• **WORKING DATA**
★ ★ ★ ★

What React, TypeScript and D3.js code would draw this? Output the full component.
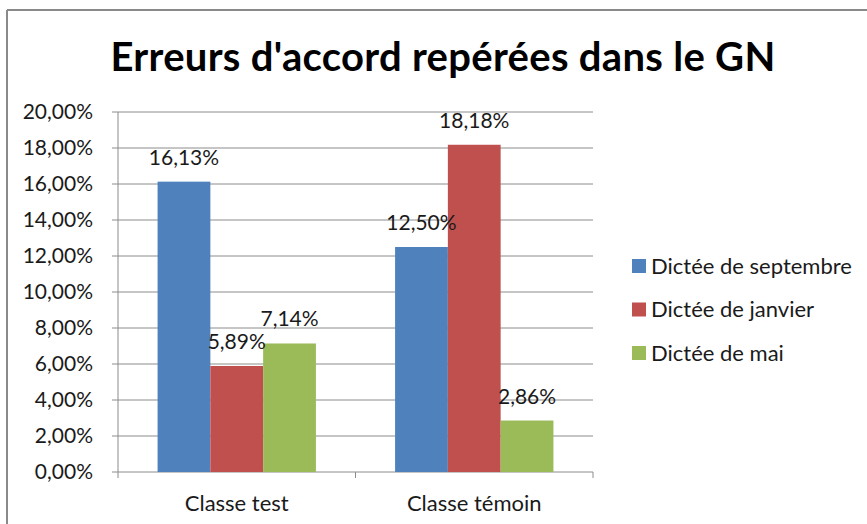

★ ★ ★ ★

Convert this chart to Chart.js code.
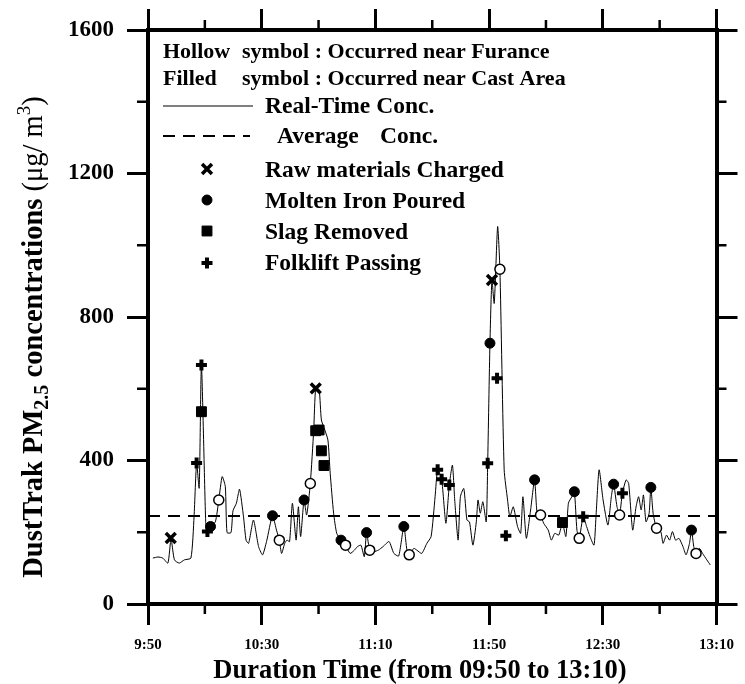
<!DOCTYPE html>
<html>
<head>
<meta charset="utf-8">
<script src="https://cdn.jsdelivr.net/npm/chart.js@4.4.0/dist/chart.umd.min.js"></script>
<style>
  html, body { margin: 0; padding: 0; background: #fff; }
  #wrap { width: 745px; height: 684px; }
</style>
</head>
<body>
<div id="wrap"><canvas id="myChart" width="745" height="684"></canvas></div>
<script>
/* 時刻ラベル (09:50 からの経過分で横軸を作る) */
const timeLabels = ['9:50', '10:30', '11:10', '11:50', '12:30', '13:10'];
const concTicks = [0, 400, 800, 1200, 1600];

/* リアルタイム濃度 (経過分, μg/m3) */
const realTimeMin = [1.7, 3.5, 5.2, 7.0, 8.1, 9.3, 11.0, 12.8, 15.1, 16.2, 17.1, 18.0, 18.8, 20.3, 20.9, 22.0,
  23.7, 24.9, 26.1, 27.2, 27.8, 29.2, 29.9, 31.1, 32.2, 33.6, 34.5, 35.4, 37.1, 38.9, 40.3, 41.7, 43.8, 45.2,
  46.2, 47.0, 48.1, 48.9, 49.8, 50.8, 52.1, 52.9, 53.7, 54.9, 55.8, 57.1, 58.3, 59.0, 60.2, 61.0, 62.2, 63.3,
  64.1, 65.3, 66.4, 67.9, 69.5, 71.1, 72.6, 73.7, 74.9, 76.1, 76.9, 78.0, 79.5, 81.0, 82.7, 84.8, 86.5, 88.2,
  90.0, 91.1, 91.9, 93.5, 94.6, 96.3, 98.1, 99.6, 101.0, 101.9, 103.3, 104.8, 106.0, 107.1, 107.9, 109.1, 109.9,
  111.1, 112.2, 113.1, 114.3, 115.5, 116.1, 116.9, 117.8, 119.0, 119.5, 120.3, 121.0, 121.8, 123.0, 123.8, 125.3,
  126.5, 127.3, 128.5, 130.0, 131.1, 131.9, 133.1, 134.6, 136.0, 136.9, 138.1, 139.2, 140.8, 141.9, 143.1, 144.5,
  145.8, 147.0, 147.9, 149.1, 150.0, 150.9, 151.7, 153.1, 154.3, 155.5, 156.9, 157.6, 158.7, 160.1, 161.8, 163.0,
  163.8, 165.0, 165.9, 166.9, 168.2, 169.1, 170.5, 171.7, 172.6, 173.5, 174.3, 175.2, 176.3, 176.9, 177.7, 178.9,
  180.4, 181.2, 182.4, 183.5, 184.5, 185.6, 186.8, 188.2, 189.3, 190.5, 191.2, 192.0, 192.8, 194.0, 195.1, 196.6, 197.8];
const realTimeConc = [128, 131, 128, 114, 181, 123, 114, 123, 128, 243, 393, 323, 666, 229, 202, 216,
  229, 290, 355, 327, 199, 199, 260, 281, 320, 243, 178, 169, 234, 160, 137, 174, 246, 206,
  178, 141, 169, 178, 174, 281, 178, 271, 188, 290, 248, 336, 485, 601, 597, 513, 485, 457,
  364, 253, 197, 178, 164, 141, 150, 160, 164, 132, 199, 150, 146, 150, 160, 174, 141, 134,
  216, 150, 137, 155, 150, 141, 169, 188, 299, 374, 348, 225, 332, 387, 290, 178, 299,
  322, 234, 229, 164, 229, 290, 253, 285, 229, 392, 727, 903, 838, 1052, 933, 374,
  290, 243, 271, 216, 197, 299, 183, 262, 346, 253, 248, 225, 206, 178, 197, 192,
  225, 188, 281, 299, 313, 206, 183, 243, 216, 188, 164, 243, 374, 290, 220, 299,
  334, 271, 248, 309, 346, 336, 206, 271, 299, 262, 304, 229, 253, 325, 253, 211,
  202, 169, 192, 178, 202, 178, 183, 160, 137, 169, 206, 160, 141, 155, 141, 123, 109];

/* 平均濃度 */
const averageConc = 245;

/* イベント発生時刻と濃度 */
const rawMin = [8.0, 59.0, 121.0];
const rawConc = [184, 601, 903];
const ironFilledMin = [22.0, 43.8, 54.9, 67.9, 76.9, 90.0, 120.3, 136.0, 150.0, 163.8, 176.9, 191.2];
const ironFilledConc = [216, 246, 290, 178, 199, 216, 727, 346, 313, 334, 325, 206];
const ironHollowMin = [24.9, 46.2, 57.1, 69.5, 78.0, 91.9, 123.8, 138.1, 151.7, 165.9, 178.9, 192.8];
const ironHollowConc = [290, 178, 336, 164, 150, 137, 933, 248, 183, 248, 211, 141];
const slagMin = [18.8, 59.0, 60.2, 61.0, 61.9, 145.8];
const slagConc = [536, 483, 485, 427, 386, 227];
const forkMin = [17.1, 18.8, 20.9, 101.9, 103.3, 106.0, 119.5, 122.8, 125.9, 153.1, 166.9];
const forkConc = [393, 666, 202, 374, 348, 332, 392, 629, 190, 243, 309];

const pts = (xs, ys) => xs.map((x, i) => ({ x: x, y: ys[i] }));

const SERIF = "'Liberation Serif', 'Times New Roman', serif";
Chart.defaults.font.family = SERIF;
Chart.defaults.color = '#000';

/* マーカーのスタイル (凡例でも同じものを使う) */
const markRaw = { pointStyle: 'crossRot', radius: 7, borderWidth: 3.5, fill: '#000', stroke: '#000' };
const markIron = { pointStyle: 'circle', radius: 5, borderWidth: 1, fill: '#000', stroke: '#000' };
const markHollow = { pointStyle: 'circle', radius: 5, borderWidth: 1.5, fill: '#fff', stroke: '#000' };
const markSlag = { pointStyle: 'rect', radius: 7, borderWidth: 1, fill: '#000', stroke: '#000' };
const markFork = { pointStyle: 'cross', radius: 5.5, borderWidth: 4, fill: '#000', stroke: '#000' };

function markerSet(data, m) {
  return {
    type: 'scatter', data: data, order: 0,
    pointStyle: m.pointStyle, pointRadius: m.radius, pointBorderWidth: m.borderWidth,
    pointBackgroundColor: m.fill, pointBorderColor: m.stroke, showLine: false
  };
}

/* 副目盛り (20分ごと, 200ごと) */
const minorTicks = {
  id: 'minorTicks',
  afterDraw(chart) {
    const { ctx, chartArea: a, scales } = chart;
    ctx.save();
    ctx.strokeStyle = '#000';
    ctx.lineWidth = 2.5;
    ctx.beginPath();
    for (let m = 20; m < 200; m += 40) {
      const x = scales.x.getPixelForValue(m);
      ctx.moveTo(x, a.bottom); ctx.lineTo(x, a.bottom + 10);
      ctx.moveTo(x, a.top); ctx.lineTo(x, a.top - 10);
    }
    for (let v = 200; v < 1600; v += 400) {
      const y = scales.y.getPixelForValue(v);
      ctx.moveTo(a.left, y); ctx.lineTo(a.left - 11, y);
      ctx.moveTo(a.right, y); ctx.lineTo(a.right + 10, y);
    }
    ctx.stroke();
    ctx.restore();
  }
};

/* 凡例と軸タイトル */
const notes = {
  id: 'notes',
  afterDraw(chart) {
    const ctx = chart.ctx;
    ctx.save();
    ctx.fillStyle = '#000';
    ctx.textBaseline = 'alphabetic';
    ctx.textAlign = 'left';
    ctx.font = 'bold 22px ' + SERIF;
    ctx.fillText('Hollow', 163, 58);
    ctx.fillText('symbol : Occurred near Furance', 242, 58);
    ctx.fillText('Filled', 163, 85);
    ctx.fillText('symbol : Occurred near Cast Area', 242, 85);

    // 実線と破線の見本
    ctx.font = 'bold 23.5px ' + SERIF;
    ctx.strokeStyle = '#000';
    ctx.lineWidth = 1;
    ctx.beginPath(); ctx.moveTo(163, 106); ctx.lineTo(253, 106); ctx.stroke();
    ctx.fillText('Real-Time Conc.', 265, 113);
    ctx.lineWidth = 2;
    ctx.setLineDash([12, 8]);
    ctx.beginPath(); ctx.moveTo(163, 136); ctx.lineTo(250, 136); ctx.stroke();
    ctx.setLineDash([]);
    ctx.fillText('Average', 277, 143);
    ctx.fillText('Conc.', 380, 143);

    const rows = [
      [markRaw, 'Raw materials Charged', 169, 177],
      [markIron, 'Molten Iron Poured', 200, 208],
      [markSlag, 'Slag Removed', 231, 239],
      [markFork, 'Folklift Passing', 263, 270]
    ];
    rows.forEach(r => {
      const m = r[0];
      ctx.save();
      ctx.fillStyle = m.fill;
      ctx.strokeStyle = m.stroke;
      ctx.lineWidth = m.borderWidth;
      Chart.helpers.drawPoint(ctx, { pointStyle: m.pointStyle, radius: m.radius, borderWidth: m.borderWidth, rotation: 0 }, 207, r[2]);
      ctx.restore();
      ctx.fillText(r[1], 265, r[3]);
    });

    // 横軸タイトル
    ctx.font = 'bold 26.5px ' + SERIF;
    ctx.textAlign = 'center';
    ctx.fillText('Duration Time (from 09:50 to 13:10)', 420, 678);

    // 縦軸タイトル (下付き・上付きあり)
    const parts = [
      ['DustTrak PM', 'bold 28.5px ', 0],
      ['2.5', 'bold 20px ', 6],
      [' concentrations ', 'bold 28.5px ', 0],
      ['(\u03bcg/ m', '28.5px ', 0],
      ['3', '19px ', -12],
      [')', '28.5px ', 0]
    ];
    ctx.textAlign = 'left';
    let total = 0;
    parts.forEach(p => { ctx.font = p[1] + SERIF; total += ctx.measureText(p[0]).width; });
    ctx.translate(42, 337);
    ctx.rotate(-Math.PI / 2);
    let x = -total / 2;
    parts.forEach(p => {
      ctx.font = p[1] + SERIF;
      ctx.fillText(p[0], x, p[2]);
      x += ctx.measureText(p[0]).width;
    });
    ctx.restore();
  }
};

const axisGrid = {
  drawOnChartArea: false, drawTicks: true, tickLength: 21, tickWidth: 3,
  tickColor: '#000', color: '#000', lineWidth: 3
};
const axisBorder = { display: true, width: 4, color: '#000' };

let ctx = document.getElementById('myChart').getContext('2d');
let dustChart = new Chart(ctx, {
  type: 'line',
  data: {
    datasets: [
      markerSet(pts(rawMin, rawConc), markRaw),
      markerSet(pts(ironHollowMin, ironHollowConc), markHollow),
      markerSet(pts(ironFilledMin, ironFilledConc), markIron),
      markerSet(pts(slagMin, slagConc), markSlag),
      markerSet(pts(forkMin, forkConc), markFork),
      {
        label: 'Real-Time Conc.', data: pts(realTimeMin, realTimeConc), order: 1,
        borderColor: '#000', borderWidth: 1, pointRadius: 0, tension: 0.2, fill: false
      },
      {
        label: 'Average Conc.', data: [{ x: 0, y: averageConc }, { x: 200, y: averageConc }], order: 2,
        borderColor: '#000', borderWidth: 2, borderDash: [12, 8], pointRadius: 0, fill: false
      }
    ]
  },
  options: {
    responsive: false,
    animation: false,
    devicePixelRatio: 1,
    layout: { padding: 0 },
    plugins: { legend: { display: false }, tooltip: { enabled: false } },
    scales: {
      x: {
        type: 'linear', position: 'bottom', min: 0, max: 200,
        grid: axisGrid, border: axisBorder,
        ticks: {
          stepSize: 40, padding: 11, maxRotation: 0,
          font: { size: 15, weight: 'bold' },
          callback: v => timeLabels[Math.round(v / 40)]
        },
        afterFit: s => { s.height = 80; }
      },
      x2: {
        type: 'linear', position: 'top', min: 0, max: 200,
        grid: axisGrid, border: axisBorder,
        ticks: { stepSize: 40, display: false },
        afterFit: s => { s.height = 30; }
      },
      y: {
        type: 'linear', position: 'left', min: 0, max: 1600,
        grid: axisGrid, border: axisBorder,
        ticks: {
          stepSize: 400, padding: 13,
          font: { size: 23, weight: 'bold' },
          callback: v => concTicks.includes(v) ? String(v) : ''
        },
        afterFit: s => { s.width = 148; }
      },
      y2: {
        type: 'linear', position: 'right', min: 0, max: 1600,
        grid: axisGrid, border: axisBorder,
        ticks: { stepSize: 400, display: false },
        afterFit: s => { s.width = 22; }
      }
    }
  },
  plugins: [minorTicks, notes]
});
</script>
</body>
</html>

★ ★ ★ ★

• **WHAT NEEDS TO BE DONE**
Using the entries above, write out exactly the lines from the one with "Convert this chart to Chart.js code." through the one with "const concTicks = [0, 400, 800, 1200, 1600];", ends included. Leave out any pictures.

• **TASK RESPONSE**
Convert this chart to Chart.js code.
<!DOCTYPE html>
<html>
<head>
<meta charset="utf-8">
<script src="https://cdn.jsdelivr.net/npm/chart.js@4.4.0/dist/chart.umd.min.js"></script>
<style>
  html, body { margin: 0; padding: 0; background: #fff; }
  #wrap { width: 745px; height: 684px; }
</style>
</head>
<body>
<div id="wrap"><canvas id="myChart" width="745" height="684"></canvas></div>
<script>
/* 時刻ラベル (09:50 からの経過分で横軸を作る) */
const timeLabels = ['9:50', '10:30', '11:10', '11:50', '12:30', '13:10'];
const concTicks = [0, 400, 800, 1200, 1600];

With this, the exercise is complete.